Plotting code records:
▬▬▬▬▬▬▬▬▬▬

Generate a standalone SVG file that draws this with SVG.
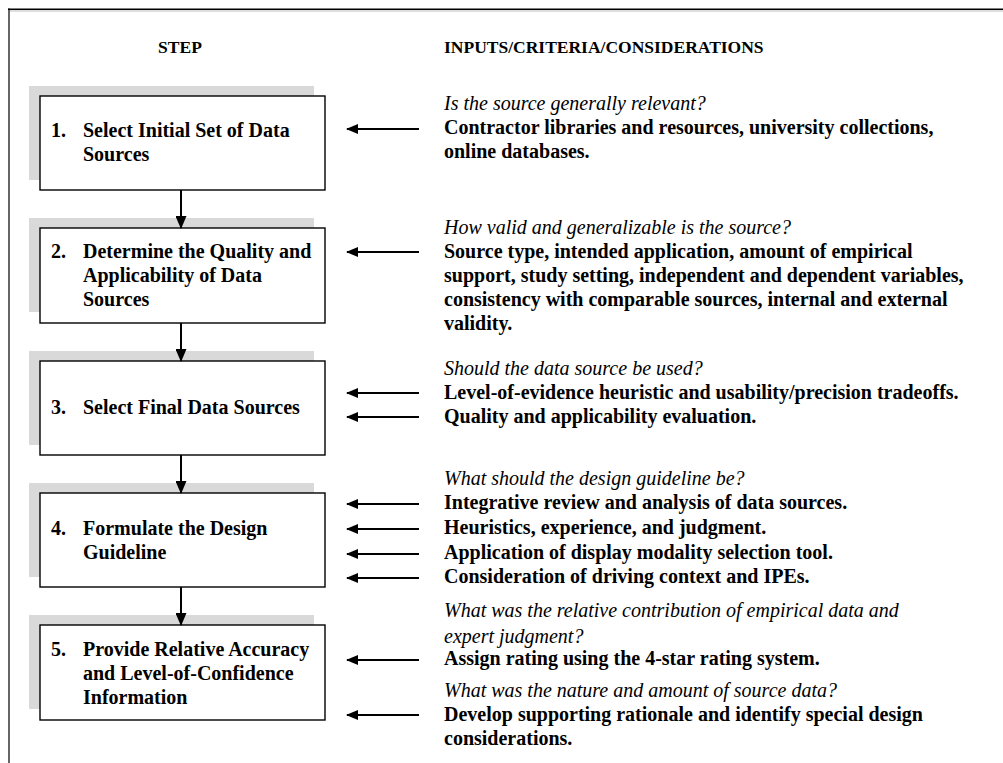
<svg xmlns="http://www.w3.org/2000/svg" width="1003" height="763" viewBox="0 0 1003 763">
  <defs>
    <marker id="head" viewBox="0 0 13 11" refX="12" refY="5.5" markerWidth="6.5" markerHeight="5.5" orient="auto" markerUnits="strokeWidth">
      <path d="M0,0 L13,5.5 L0,11 Z" fill="#000"/>
    </marker>
    <marker id="headIn" viewBox="0 0 12 10" refX="11" refY="5" markerWidth="6" markerHeight="5" orient="auto" markerUnits="strokeWidth">
      <path d="M0,0 L12,5 L0,10 Z" fill="#000"/>
    </marker>
    <style>
      .frame { stroke: #000; fill: none; }
      .shadow { fill: #d9d9d9; }
      .box { fill: #fff; stroke: #000; stroke-width: 1.4; }
      .hd { font-family: "Liberation Serif", "Times New Roman", serif; font-weight: bold; font-size: 17.5px; fill: #000; }
      .bt { font-family: "Liberation Serif", "Times New Roman", serif; font-weight: bold; font-size: 20px; fill: #000; }
      .q { font-family: "Liberation Serif", "Times New Roman", serif; font-style: italic; font-size: 20px; fill: #000; }
      .flow { stroke: #000; stroke-width: 2; fill: none; marker-end: url(#head); }
      .feed { stroke: #000; stroke-width: 2; fill: none; marker-end: url(#headIn); }
    </style>
  </defs>

  <rect width="1003" height="763" fill="#fff"/>

  <!-- page frame: top rule with light underline, left rule -->
  <g id="frame">
    <line class="frame" x1="8" y1="9.25" x2="1003" y2="9.25" stroke-width="1.5"/>
    <line x1="9.5" y1="11" x2="1003" y2="11" stroke="#bdbdbd" stroke-width="1"/>
    <line class="frame" x1="9" y1="8.5" x2="9" y2="763" stroke-width="1.2"/>
  </g>

  <!-- column headings -->
  <g id="headings">
    <text class="hd" x="180" y="53" text-anchor="middle">STEP</text>
    <text class="hd" x="444" y="53">INPUTS/CRITERIA/CONSIDERATIONS</text>
  </g>

  <!-- step boxes -->
  <g id="step1">
    <rect class="shadow" x="29" y="86" width="285" height="94"/>
    <rect class="box" x="40" y="96" width="285" height="94"/>
    <text class="bt" x="51" y="137">1.</text>
    <text class="bt" x="83" y="137">Select Initial Set of Data</text>
    <text class="bt" x="83" y="161">Sources</text>
  </g>
  <g id="step2">
    <rect class="shadow" x="29" y="218" width="285" height="94"/>
    <rect class="box" x="40" y="228" width="285" height="95"/>
    <text class="bt" x="51" y="258">2.</text>
    <text class="bt" x="83" y="258">Determine the Quality and</text>
    <text class="bt" x="83" y="282">Applicability of Data</text>
    <text class="bt" x="83" y="306">Sources</text>
  </g>
  <g id="step3">
    <rect class="shadow" x="29" y="351" width="285" height="94"/>
    <rect class="box" x="40" y="361" width="285" height="94"/>
    <text class="bt" x="51" y="414">3.</text>
    <text class="bt" x="83" y="414">Select Final Data Sources</text>
  </g>
  <g id="step4">
    <rect class="shadow" x="29" y="483" width="285" height="94"/>
    <rect class="box" x="40" y="493" width="285" height="94"/>
    <text class="bt" x="51" y="535">4.</text>
    <text class="bt" x="83" y="535">Formulate the Design</text>
    <text class="bt" x="83" y="559">Guideline</text>
  </g>
  <g id="step5">
    <rect class="shadow" x="29" y="615" width="285" height="94"/>
    <rect class="box" x="40" y="625" width="285" height="95"/>
    <text class="bt" x="51" y="656">5.</text>
    <text class="bt" x="83" y="656">Provide Relative Accuracy</text>
    <text class="bt" x="83" y="680">and Level-of-Confidence</text>
    <text class="bt" x="83" y="704">Information</text>
  </g>

  <!-- inputs, criteria and considerations for each step -->
  <g id="inputs1">
    <text class="q" x="444" y="110">Is the source generally relevant?</text>
    <text class="bt" x="444" y="134">Contractor libraries and resources, university collections,</text>
    <text class="bt" x="444" y="158">online databases.</text>
  </g>
  <g id="inputs2">
    <text class="q" x="444" y="234">How valid and generalizable is the source?</text>
    <text class="bt" x="444" y="258">Source type, intended application, amount of empirical</text>
    <text class="bt" x="444" y="282">support, study setting, independent and dependent variables,</text>
    <text class="bt" x="444" y="306">consistency with comparable sources, internal and external</text>
    <text class="bt" x="444" y="330">validity.</text>
  </g>
  <g id="inputs3">
    <text class="q" x="444" y="375">Should the data source be used?</text>
    <text class="bt" x="444" y="399">Level-of-evidence heuristic and usability/precision tradeoffs.</text>
    <text class="bt" x="444" y="423">Quality and applicability evaluation.</text>
  </g>
  <g id="inputs4">
    <text class="q" x="444" y="485">What should the design guideline be?</text>
    <text class="bt" x="444" y="509">Integrative review and analysis of data sources.</text>
    <text class="bt" x="444" y="534">Heuristics, experience, and judgment.</text>
    <text class="bt" x="444" y="559">Application of display modality selection tool.</text>
    <text class="bt" x="444" y="583">Consideration of driving context and IPEs.</text>
  </g>
  <g id="inputs5">
    <text class="q" x="444" y="617">What was the relative contribution of empirical data and</text>
    <text class="q" x="444" y="643">expert judgment?</text>
    <text class="bt" x="444" y="665">Assign rating using the 4-star rating system.</text>
    <text class="q" x="444" y="697">What was the nature and amount of source data?</text>
    <text class="bt" x="444" y="721">Develop supporting rationale and identify special design</text>
    <text class="bt" x="444" y="745">considerations.</text>
  </g>

  <!-- connectors: step-to-step flow and incoming inputs -->
  <g id="connectors">
    <line class="flow" x1="181" y1="190" x2="181" y2="228"/>
    <line class="flow" x1="181" y1="323" x2="181" y2="361"/>
    <line class="flow" x1="181" y1="455" x2="181" y2="493"/>
    <line class="flow" x1="181" y1="587" x2="181" y2="625"/>

    <line class="feed" x1="419" y1="129" x2="347" y2="129"/>
    <line class="feed" x1="419" y1="252" x2="347" y2="252"/>
    <line class="feed" x1="419" y1="393" x2="347" y2="393"/>
    <line class="feed" x1="419" y1="417" x2="347" y2="417"/>
    <line class="feed" x1="419" y1="504" x2="347" y2="504"/>
    <line class="feed" x1="419" y1="529" x2="347" y2="529"/>
    <line class="feed" x1="419" y1="554" x2="347" y2="554"/>
    <line class="feed" x1="419" y1="578" x2="347" y2="578"/>
    <line class="feed" x1="419" y1="660" x2="347" y2="660"/>
    <line class="feed" x1="419" y1="715" x2="347" y2="715"/>
  </g>
</svg>
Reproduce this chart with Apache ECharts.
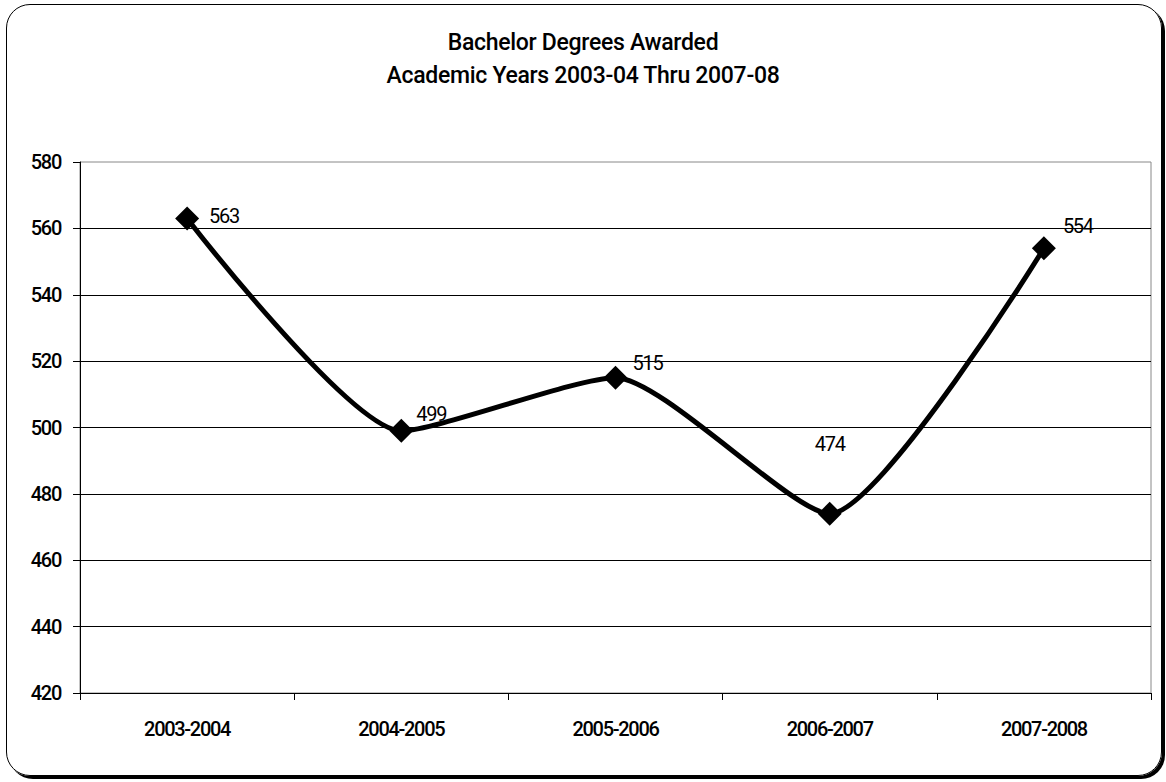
<!DOCTYPE html>
<html>
<head>
<meta charset="utf-8">
<script src="https://cdn.jsdelivr.net/npm/echarts@6/dist/echarts.min.js"></script>
<style>
	html, body { margin: 0; padding: 0; background: #fff; }
	#frame {
		position: absolute; left: 6px; top: 4px; width: 1154px; height: 770px;
		border: 1.5px solid #000; border-radius: 24px;
		box-shadow: 3px 3px 0 #000;
	}
	#chart { position: absolute; left: 0; top: 0; width: 1166px; height: 782px; }
</style>
</head>
<body>
<div id="frame"></div>
<div id="chart"></div>
<script>
const years = ["2003-2004", "2004-2005", "2005-2006", "2006-2007", "2007-2008"];
const degrees = [563, 499, 515, 474, 554];
const titleLines = ["Bachelor Degrees Awarded", "Academic Years 2003-04 Thru 2007-08"];

const font = "Roboto, 'DejaVu Sans Condensed', sans-serif";

// label placement per point (the original nudges some of them)
const labelOffsets = [[0, -2], [-7, -17], [-5, -15], [0, -38], [-3, -22]];
const labelPositions = ["right", "right", "right", "top", "right"];

const chart = echarts.init(document.getElementById("chart"), null, { renderer: "svg" });

chart.setOption({
	animation: false,
	title: {
		text: titleLines.join("\n"),
		left: "center",
		top: 21,
		textStyle: {
			fontFamily: font,
			fontSize: 23,
			fontWeight: 500,
			color: "#000",
			lineHeight: 33
		}
	},
	grid: {
		left: 80,
		right: 15,
		top: 162,
		bottom: 89,
		show: true,
		borderColor: "#888",
		borderWidth: 1
	},
	xAxis: {
		type: "category",
		data: years,
		boundaryGap: true,
		axisLine: { lineStyle: { color: "#000", width: 1 } },
		axisTick: { show: true, interval: 0, length: 7, lineStyle: { color: "#000" } },
		axisLabel: {
			margin: 26,
			fontFamily: font,
			fontSize: 20,
			fontWeight: 500,
			color: "#000"
		}
	},
	yAxis: {
		type: "value",
		min: 420,
		max: 580,
		interval: 20,
		axisLine: { show: true, lineStyle: { color: "#000", width: 1 } },
		axisTick: { show: true, length: 7, lineStyle: { color: "#000" } },
		axisLabel: {
			margin: 19,
			fontFamily: font,
			fontSize: 20,
			fontWeight: 500,
			color: "#000"
		},
		splitLine: { show: true, showMaxLine: false, lineStyle: { color: "#000", width: 1 } }
	},
	series: [{
		type: "line",
		data: degrees.map((v, i) => ({
			value: v,
			label: { position: labelPositions[i], offset: labelOffsets[i] }
		})),
		smooth: 0.2,
		symbol: "diamond",
		symbolSize: 24,
		showAllSymbol: true,
		lineStyle: { color: "#000", width: 5 },
		itemStyle: { color: "#000" },
		label: {
			show: true,
			fontFamily: font,
			fontSize: 20,
			color: "#000",
			distance: 10
		}
	}]
});

// the original face is a narrow one: tighten the text a bit
document.querySelectorAll("#chart svg text").forEach(t => {
	const isTitle = titleLines.includes(t.textContent.trim());
	t.style.letterSpacing = isTitle ? "-0.3px" : "-1.3px";
});
</script>
</body>
</html>
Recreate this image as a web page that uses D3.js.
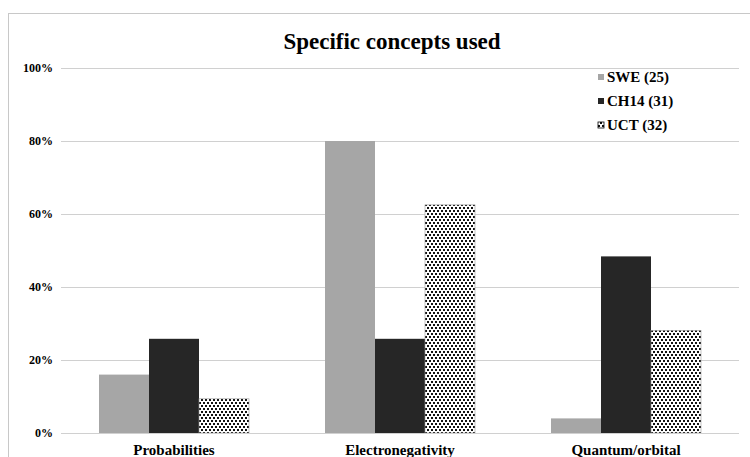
<!DOCTYPE html>
<html>
<head>
<meta charset="utf-8">
<script src="https://cdn.jsdelivr.net/npm/d3@7"></script>
<style>
  html, body { margin: 0; padding: 0; background: #fff; }
  svg { display: block; }
  text { font-family: "Liberation Serif", "Times New Roman", serif; font-weight: bold; fill: #000; }
</style>
</head>
<body>
<svg id="chart" width="750" height="457"></svg>
<script>
// Share of answers using each concept, per cohort (n in brackets)
const categories = ["Probabilities", "Electronegativity", "Quantum/orbital"];
const seriesNames = ["SWE (25)", "CH14 (31)", "UCT (32)"];
const sweValues  = [4 / 25, 20 / 25, 1 / 25];
const ch14Values = [8 / 31, 8 / 31, 15 / 31];
const uctValues  = [3 / 32, 20 / 32, 9 / 32];
const yTicks = [0, 0.2, 0.4, 0.6, 0.8, 1.0];

const series = [
  { name: seriesNames[0], values: sweValues,  fill: "#a6a6a6", patterned: false },
  { name: seriesNames[1], values: ch14Values, fill: "#262626", patterned: false },
  { name: seriesNames[2], values: uctValues,  fill: "url(#confetti)", patterned: true }
];

const svg = d3.select("#chart");

// Confetti pattern for the third series
const defs = svg.append("defs");
const pat = defs.append("pattern")
  .attr("id", "confetti")
  .attr("patternUnits", "userSpaceOnUse")
  .attr("width", 4).attr("height", 6);
pat.append("rect").attr("width", 4).attr("height", 6).attr("fill", "#fff");
[[0, 0], [2, 3]].forEach(([px, py]) => {
  pat.append("rect").attr("x", px).attr("y", py).attr("width", 2).attr("height", 2).attr("fill", "#111");
});

// Chart frame
svg.append("rect")
  .attr("x", 8.5).attr("y", 13.5)
  .attr("width", 760).attr("height", 460)
  .attr("fill", "none").attr("stroke", "#c8c8c8").attr("stroke-width", 1);

const plot = { left: 61, right: 739, top: 68, bottom: 433 };

const x0 = d3.scaleBand().domain(categories).range([plot.left, plot.right]).paddingInner(0).paddingOuter(0);
const groupWidth = 150;
const x1 = d3.scaleBand().domain(seriesNames).range([0, groupWidth]).padding(0);
const y = d3.scaleLinear().domain([0, 1]).range([plot.bottom, plot.top]);

// Gridlines
svg.append("g")
  .selectAll("line")
  .data(yTicks)
  .join("line")
  .attr("x1", plot.left).attr("x2", plot.right)
  .attr("y1", d => Math.round(y(d)) + 0.5).attr("y2", d => Math.round(y(d)) + 0.5)
  .attr("stroke", "#d0d0d0").attr("stroke-width", 1);

// Y axis labels
const yAxis = d3.axisLeft(y).tickValues(yTicks).tickFormat(d3.format(".0%")).tickSize(0).tickPadding(0);
const yg = svg.append("g").attr("transform", `translate(${plot.left - 8},0)`).call(yAxis);
yg.select(".domain").remove();
yg.selectAll("text").style("font-size", "12px").style("font-family", "Liberation Serif, serif").style("font-weight", "bold");

// Bars
const groups = svg.append("g")
  .selectAll("g")
  .data(categories)
  .join("g")
  .attr("transform", c => `translate(${x0(c) + (x0.bandwidth() - groupWidth) / 2},0)`);

groups.selectAll("rect")
  .data((c, i) => series.map(s => ({ name: s.name, value: s.values[i], fill: s.fill, patterned: s.patterned })))
  .join("rect")
  .attr("x", d => x1(d.name))
  .attr("width", x1.bandwidth())
  .attr("y", d => y(d.value))
  .attr("height", d => y(0) - y(d.value))
  .attr("fill", d => d.fill)
  .attr("stroke", d => d.patterned ? "#9a9a9a" : "none")
  .attr("stroke-width", 0.6);

// Baseline
svg.append("line")
  .attr("x1", plot.left).attr("x2", plot.right)
  .attr("y1", plot.bottom + 0.5).attr("y2", plot.bottom + 0.5)
  .attr("stroke", "#d0d0d0");

// Category labels
const xAxis = d3.axisBottom(x0).tickSize(0).tickPadding(0);
const xg = svg.append("g").attr("transform", `translate(0,${plot.bottom + 11})`).call(xAxis);
xg.select(".domain").remove();
xg.selectAll("text").attr("dy", "0.71em").style("font-size", "15px").style("font-family", "Liberation Serif, serif").style("font-weight", "bold");

// Title
svg.append("text")
  .attr("x", 392).attr("y", 49)
  .attr("text-anchor", "middle")
  .style("font-size", "23px")
  .text("Specific concepts used");

// Legend
const legend = svg.append("g").attr("transform", "translate(598,77)");
const li = legend.selectAll("g").data(series).join("g")
  .attr("transform", (d, i) => `translate(0,${i * 24})`);
li.append("rect").attr("x", 0).attr("y", -3).attr("width", 6).attr("height", 6)
  .attr("fill", d => d.fill)
  .attr("stroke", d => d.patterned ? "#000" : "none")
  .attr("stroke-width", 0.8);
li.append("text").attr("x", 9).attr("y", 0).attr("dy", "0.35em")
  .style("font-size", "15px").text(d => d.name);
</script>
</body>
</html>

▬▬▬▬▬▬▬▬▬▬

Objective: Skip the pictures. Set down only the lines from the one containing "Recreate this image" through the one containing "68, bottom: 433", exactly as they appear, ends included.

Task response:
Recreate this image as a web page that uses D3.js.
<!DOCTYPE html>
<html>
<head>
<meta charset="utf-8">
<script src="https://cdn.jsdelivr.net/npm/d3@7"></script>
<style>
  html, body { margin: 0; padding: 0; background: #fff; }
  svg { display: block; }
  text { font-family: "Liberation Serif", "Times New Roman", serif; font-weight: bold; fill: #000; }
</style>
</head>
<body>
<svg id="chart" width="750" height="457"></svg>
<script>
// Share of answers using each concept, per cohort (n in brackets)
const categories = ["Probabilities", "Electronegativity", "Quantum/orbital"];
const seriesNames = ["SWE (25)", "CH14 (31)", "UCT (32)"];
const sweValues  = [4 / 25, 20 / 25, 1 / 25];
const ch14Values = [8 / 31, 8 / 31, 15 / 31];
const uctValues  = [3 / 32, 20 / 32, 9 / 32];
const yTicks = [0, 0.2, 0.4, 0.6, 0.8, 1.0];

const series = [
  { name: seriesNames[0], values: sweValues,  fill: "#a6a6a6", patterned: false },
  { name: seriesNames[1], values: ch14Values, fill: "#262626", patterned: false },
  { name: seriesNames[2], values: uctValues,  fill: "url(#confetti)", patterned: true }
];

const svg = d3.select("#chart");

// Confetti pattern for the third series
const defs = svg.append("defs");
const pat = defs.append("pattern")
  .attr("id", "confetti")
  .attr("patternUnits", "userSpaceOnUse")
  .attr("width", 4).attr("height", 6);
pat.append("rect").attr("width", 4).attr("height", 6).attr("fill", "#fff");
[[0, 0], [2, 3]].forEach(([px, py]) => {
  pat.append("rect").attr("x", px).attr("y", py).attr("width", 2).attr("height", 2).attr("fill", "#111");
});

// Chart frame
svg.append("rect")
  .attr("x", 8.5).attr("y", 13.5)
  .attr("width", 760).attr("height", 460)
  .attr("fill", "none").attr("stroke", "#c8c8c8").attr("stroke-width", 1);

const plot = { left: 61, right: 739, top: 68, bottom: 433 };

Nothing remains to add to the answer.